§ Problem to work on
Pictures do not belong in the copy; restate the records below word for word.

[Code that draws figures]
- - -

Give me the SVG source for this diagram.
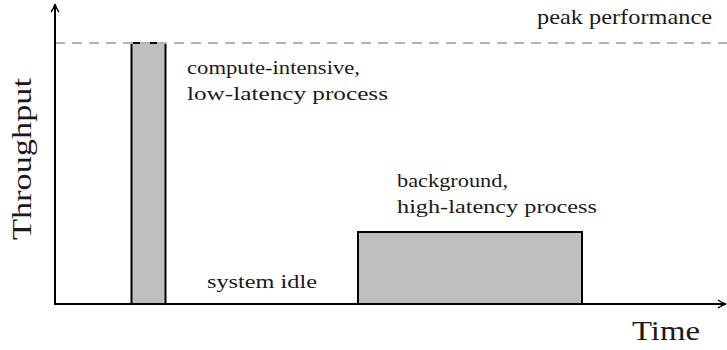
<svg xmlns="http://www.w3.org/2000/svg" width="727" height="350" viewBox="0 0 727 350">
<style>
.t{font-family:"Liberation Serif","DejaVu Serif",serif;fill:#1a1a1a}
.bar{fill:#bfbfbf;stroke:#000;stroke-width:2}
.ax{stroke:#000;stroke-width:2;fill:none}
</style>
<defs>
<marker id="ah" markerWidth="10" markerHeight="10" refX="8" refY="5" orient="auto" markerUnits="userSpaceOnUse">
<path d="M1,1 Q5,4 9,5 Q5,6 1,9" fill="none" stroke="#000" stroke-width="1.4"/>
</marker>
</defs>
<rect width="727" height="350" fill="#fff"/>
<g id="bar-compute">
<rect class="bar" x="131.5" y="43" width="34" height="261"/>
</g>
<g id="bar-background">
<rect class="bar" x="358" y="232" width="224" height="72"/>
</g>
<g id="connectors">
<line x1="55" y1="43" x2="727" y2="43" stroke="#b3b3b3" stroke-width="2" stroke-dasharray="10,7"/>
<line class="ax" x1="55" y1="305" x2="55" y2="5" marker-end="url(#ah)"/>
<line class="ax" x1="54" y1="304" x2="725" y2="304" marker-end="url(#ah)"/>
</g>
<g id="labels">
<text class="t" x="537" y="24" font-size="21" textLength="175" lengthAdjust="spacingAndGlyphs">peak performance</text>
<text class="t" x="187" y="74" font-size="18" textLength="173" lengthAdjust="spacingAndGlyphs">compute-intensive,</text>
<text class="t" x="187" y="100" font-size="18" textLength="201" lengthAdjust="spacingAndGlyphs">low-latency process</text>
<text class="t" x="397" y="187" font-size="18" textLength="111" lengthAdjust="spacingAndGlyphs">background,</text>
<text class="t" x="397" y="213" font-size="18" textLength="200" lengthAdjust="spacingAndGlyphs">high-latency process</text>
<text class="t" x="207" y="288" font-size="18" textLength="110" lengthAdjust="spacingAndGlyphs">system idle</text>
<text class="t" x="632" y="340" font-size="28" textLength="68" lengthAdjust="spacingAndGlyphs">Time</text>
<text class="t" x="0" y="0" font-size="28" textLength="162" lengthAdjust="spacingAndGlyphs" transform="translate(31,240) rotate(-90)">Throughput</text>
</g>
</svg>
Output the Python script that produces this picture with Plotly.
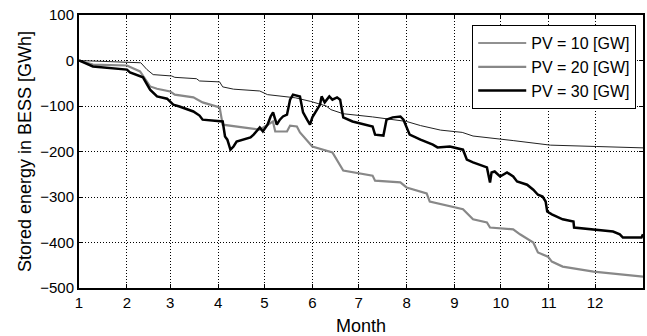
import plotly.graph_objects as go

# Day of year at which each month starts, and the month numbers shown
month_start_days = [0, 31, 59, 90, 120, 151, 181, 212, 243, 273, 304, 334]
month_labels = ["1", "2", "3", "4", "5", "6", "7", "8", "9", "10", "11", "12"]

# Stored energy in BESS [GWh] by day of year
pv10_day = [0, 20, 38, 40, 44, 48, 60, 62, 76, 78, 91, 93, 100, 117, 122, 140, 150, 160,
            163, 171, 190, 212, 221, 234, 248, 255, 281, 305, 335, 348, 365]
pv10_val = [0, -2, -4, -5, -20, -31, -34, -37, -40, -45, -47, -58, -63, -67, -75, -82, -90,
            -100, -108, -117, -124, -134, -143, -153, -158, -166, -176, -186, -189, -191, -192]

pv20_day = [0, 9, 31, 39.5, 46, 50.5, 59, 62, 74, 80, 91, 93, 106, 117, 125.5, 127, 134.6,
            136.6, 141, 143, 151, 158, 164, 171, 190, 191.6, 208, 212, 225, 227, 242, 248.5,
            255, 264, 266, 281, 285.4, 294, 297, 303.5, 306, 313, 333, 350, 365]
pv20_val = [0, -9, -11, -24, -57, -62, -68, -75, -81, -92, -103, -141, -147, -152, -134, -156,
            -156, -143, -145, -158, -189, -196, -202, -242, -253, -264, -268, -279, -292, -310,
            -321, -327, -349, -356, -367, -371, -382, -400, -422, -431, -442, -453, -464, -470,
            -475]

pv30_day = [0, 9, 31, 33, 41.4, 46, 50.5, 57, 61, 65, 74, 78, 80, 93, 94.5, 96, 98, 100, 102,
            111, 113, 117, 119, 122, 124, 125.6, 128, 130, 132, 134.6, 136.6, 138.5, 143, 145,
            147.6, 149.5, 151, 154, 156, 157, 159, 162, 164, 167, 169, 171, 177, 190, 191.6,
            197, 199, 203, 208, 210, 214, 221, 229, 232, 240, 248.5, 251, 255, 264, 266, 267,
            269, 272.5, 277, 281, 283.5, 290, 294, 297, 300, 302, 303, 306, 313, 320, 320.4,
            331, 345.6, 350, 352, 364, 365]
pv30_val = [0, -13, -20, -26, -37, -64, -79, -84, -97, -101, -112, -121, -130, -134, -167,
            -174, -196, -189, -178, -169, -163, -147, -156, -141, -123, -114, -141, -130, -123,
            -119, -86, -75, -79, -114, -130, -141, -125, -108, -97, -79, -92, -79, -86, -81,
            -86, -125, -134, -145, -163, -165, -130, -125, -123, -130, -163, -174, -185, -191,
            -189, -196, -218, -224, -235, -268, -246, -244, -255, -246, -255, -266, -273, -284,
            -295, -299, -310, -332, -338, -349, -354, -367, -371, -376, -382, -389, -389, -382]

series = [
    ("PV = 10 [GW]", pv10_day, pv10_val, "#222222", 1.0),
    ("PV = 20 [GW]", pv20_day, pv20_val, "#888888", 2.2),
    ("PV = 30 [GW]", pv30_day, pv30_val, "#000000", 2.5),
]

fig = go.Figure()
for name, xs, ys, color, width in series:
    fig.add_trace(go.Scatter(x=xs, y=ys, mode="lines", name=name,
                             line=dict(color=color, width=width)))

font_family = "Liberation Sans, Arial, sans-serif"

fig.update_layout(
    width=647, height=336,
    margin=dict(l=79, r=4, t=15, b=48, autoexpand=False),
    paper_bgcolor="white", plot_bgcolor="white",
    font=dict(family=font_family, size=15, color="black"),
    showlegend=True,
    legend=dict(x=0.988, y=0.963, xanchor="right", yanchor="top",
                bgcolor="white", bordercolor="black", borderwidth=1,
                font=dict(size=16), tracegroupgap=0, itemwidth=48),
    xaxis=dict(
        range=[0, 365], tickmode="array", tickvals=month_start_days, ticktext=month_labels,
        showgrid=True, gridcolor="black", gridwidth=1, griddash="1px,2px",
        showline=True, linecolor="black", linewidth=2, mirror="ticks",
        ticks="inside", ticklen=4, tickcolor="black",
        zeroline=False, tickfont=dict(size=15), automargin=False,
        title=dict(text="Month", standoff=10, font=dict(size=18)),
    ),
    yaxis=dict(
        range=[-500, 100], tickmode="linear", tick0=-500, dtick=100,
        showgrid=True, gridcolor="black", gridwidth=1, griddash="1px,2px",
        showline=True, linecolor="black", linewidth=2, mirror="ticks",
        ticks="inside", ticklen=4, tickcolor="black",
        zeroline=False, ticklabelstandoff=0, tickfont=dict(size=15), automargin=False,
        title=dict(text="Stored energy in BESS [GWh]", standoff=4, font=dict(size=18)),
    ),
)

fig.write_html("out.html")
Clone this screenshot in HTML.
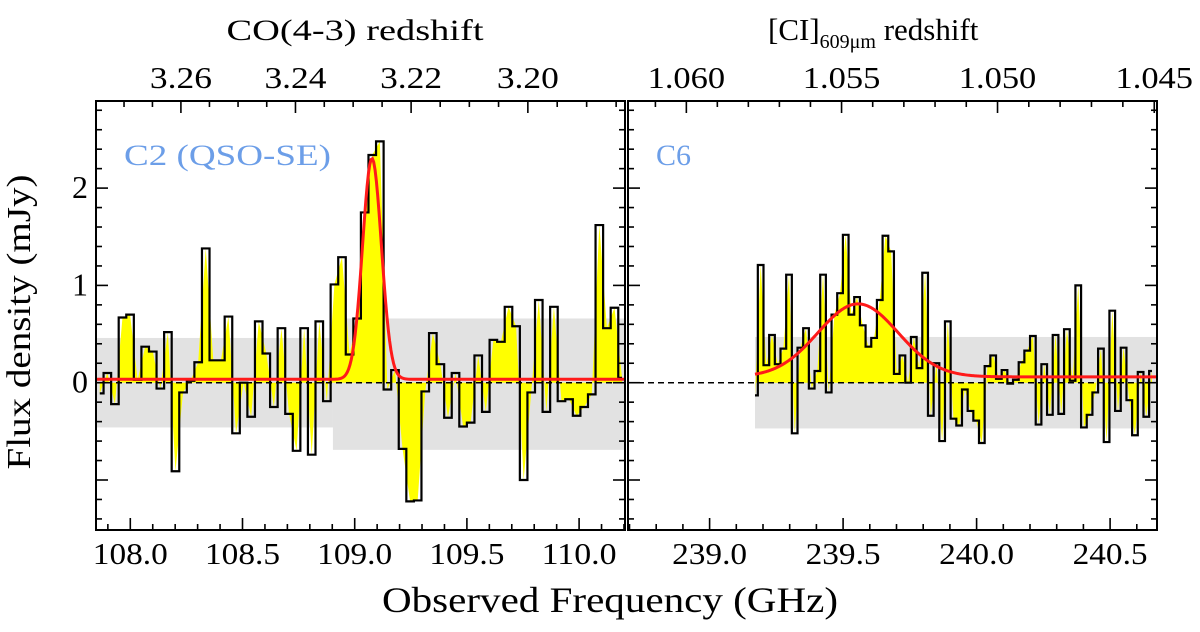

- - -

§ The answer
Give me the SVG source for this diagram.
<svg xmlns="http://www.w3.org/2000/svg" width="727" height="350" viewBox="0 0 727 350">
<style>
.t{font-family:"Liberation Serif","DejaVu Serif",serif;fill:#1a1a1a}
.bar{fill:#bfbfbf;stroke:#000;stroke-width:2}
.ax{stroke:#000;stroke-width:2;fill:none}
</style>
<defs>
<marker id="ah" markerWidth="10" markerHeight="10" refX="8" refY="5" orient="auto" markerUnits="userSpaceOnUse">
<path d="M1,1 Q5,4 9,5 Q5,6 1,9" fill="none" stroke="#000" stroke-width="1.4"/>
</marker>
</defs>
<rect width="727" height="350" fill="#fff"/>
<g id="bar-compute">
<rect class="bar" x="131.5" y="43" width="34" height="261"/>
</g>
<g id="bar-background">
<rect class="bar" x="358" y="232" width="224" height="72"/>
</g>
<g id="connectors">
<line x1="55" y1="43" x2="727" y2="43" stroke="#b3b3b3" stroke-width="2" stroke-dasharray="10,7"/>
<line class="ax" x1="55" y1="305" x2="55" y2="5" marker-end="url(#ah)"/>
<line class="ax" x1="54" y1="304" x2="725" y2="304" marker-end="url(#ah)"/>
</g>
<g id="labels">
<text class="t" x="537" y="24" font-size="21" textLength="175" lengthAdjust="spacingAndGlyphs">peak performance</text>
<text class="t" x="187" y="74" font-size="18" textLength="173" lengthAdjust="spacingAndGlyphs">compute-intensive,</text>
<text class="t" x="187" y="100" font-size="18" textLength="201" lengthAdjust="spacingAndGlyphs">low-latency process</text>
<text class="t" x="397" y="187" font-size="18" textLength="111" lengthAdjust="spacingAndGlyphs">background,</text>
<text class="t" x="397" y="213" font-size="18" textLength="200" lengthAdjust="spacingAndGlyphs">high-latency process</text>
<text class="t" x="207" y="288" font-size="18" textLength="110" lengthAdjust="spacingAndGlyphs">system idle</text>
<text class="t" x="632" y="340" font-size="28" textLength="68" lengthAdjust="spacingAndGlyphs">Time</text>
<text class="t" x="0" y="0" font-size="28" textLength="162" lengthAdjust="spacingAndGlyphs" transform="translate(31,240) rotate(-90)">Throughput</text>
</g>
</svg>
Output the Python script that produces this picture with Plotly.
import plotly.graph_objects as go

# Day of year at which each month starts, and the month numbers shown
month_start_days = [0, 31, 59, 90, 120, 151, 181, 212, 243, 273, 304, 334]
month_labels = ["1", "2", "3", "4", "5", "6", "7", "8", "9", "10", "11", "12"]

# Stored energy in BESS [GWh] by day of year
pv10_day = [0, 20, 38, 40, 44, 48, 60, 62, 76, 78, 91, 93, 100, 117, 122, 140, 150, 160,
            163, 171, 190, 212, 221, 234, 248, 255, 281, 305, 335, 348, 365]
pv10_val = [0, -2, -4, -5, -20, -31, -34, -37, -40, -45, -47, -58, -63, -67, -75, -82, -90,
            -100, -108, -117, -124, -134, -143, -153, -158, -166, -176, -186, -189, -191, -192]

pv20_day = [0, 9, 31, 39.5, 46, 50.5, 59, 62, 74, 80, 91, 93, 106, 117, 125.5, 127, 134.6,
            136.6, 141, 143, 151, 158, 164, 171, 190, 191.6, 208, 212, 225, 227, 242, 248.5,
            255, 264, 266, 281, 285.4, 294, 297, 303.5, 306, 313, 333, 350, 365]
pv20_val = [0, -9, -11, -24, -57, -62, -68, -75, -81, -92, -103, -141, -147, -152, -134, -156,
            -156, -143, -145, -158, -189, -196, -202, -242, -253, -264, -268, -279, -292, -310,
            -321, -327, -349, -356, -367, -371, -382, -400, -422, -431, -442, -453, -464, -470,
            -475]

pv30_day = [0, 9, 31, 33, 41.4, 46, 50.5, 57, 61, 65, 74, 78, 80, 93, 94.5, 96, 98, 100, 102,
            111, 113, 117, 119, 122, 124, 125.6, 128, 130, 132, 134.6, 136.6, 138.5, 143, 145,
            147.6, 149.5, 151, 154, 156, 157, 159, 162, 164, 167, 169, 171, 177, 190, 191.6,
            197, 199, 203, 208, 210, 214, 221, 229, 232, 240, 248.5, 251, 255, 264, 266, 267,
            269, 272.5, 277, 281, 283.5, 290, 294, 297, 300, 302, 303, 306, 313, 320, 320.4,
            331, 345.6, 350, 352, 364, 365]
pv30_val = [0, -13, -20, -26, -37, -64, -79, -84, -97, -101, -112, -121, -130, -134, -167,
            -174, -196, -189, -178, -169, -163, -147, -156, -141, -123, -114, -141, -130, -123,
            -119, -86, -75, -79, -114, -130, -141, -125, -108, -97, -79, -92, -79, -86, -81,
            -86, -125, -134, -145, -163, -165, -130, -125, -123, -130, -163, -174, -185, -191,
            -189, -196, -218, -224, -235, -268, -246, -244, -255, -246, -255, -266, -273, -284,
            -295, -299, -310, -332, -338, -349, -354, -367, -371, -376, -382, -389, -389, -382]

series = [
    ("PV = 10 [GW]", pv10_day, pv10_val, "#222222", 1.0),
    ("PV = 20 [GW]", pv20_day, pv20_val, "#888888", 2.2),
    ("PV = 30 [GW]", pv30_day, pv30_val, "#000000", 2.5),
]

fig = go.Figure()
for name, xs, ys, color, width in series:
    fig.add_trace(go.Scatter(x=xs, y=ys, mode="lines", name=name,
                             line=dict(color=color, width=width)))

font_family = "Liberation Sans, Arial, sans-serif"

fig.update_layout(
    width=647, height=336,
    margin=dict(l=79, r=4, t=15, b=48, autoexpand=False),
    paper_bgcolor="white", plot_bgcolor="white",
    font=dict(family=font_family, size=15, color="black"),
    showlegend=True,
    legend=dict(x=0.988, y=0.963, xanchor="right", yanchor="top",
                bgcolor="white", bordercolor="black", borderwidth=1,
                font=dict(size=16), tracegroupgap=0, itemwidth=48),
    xaxis=dict(
        range=[0, 365], tickmode="array", tickvals=month_start_days, ticktext=month_labels,
        showgrid=True, gridcolor="black", gridwidth=1, griddash="1px,2px",
        showline=True, linecolor="black", linewidth=2, mirror="ticks",
        ticks="inside", ticklen=4, tickcolor="black",
        zeroline=False, tickfont=dict(size=15), automargin=False,
        title=dict(text="Month", standoff=10, font=dict(size=18)),
    ),
    yaxis=dict(
        range=[-500, 100], tickmode="linear", tick0=-500, dtick=100,
        showgrid=True, gridcolor="black", gridwidth=1, griddash="1px,2px",
        showline=True, linecolor="black", linewidth=2, mirror="ticks",
        ticks="inside", ticklen=4, tickcolor="black",
        zeroline=False, ticklabelstandoff=0, tickfont=dict(size=15), automargin=False,
        title=dict(text="Stored energy in BESS [GWh]", standoff=4, font=dict(size=18)),
    ),
)

fig.write_html("out.html")
Clone this screenshot in HTML.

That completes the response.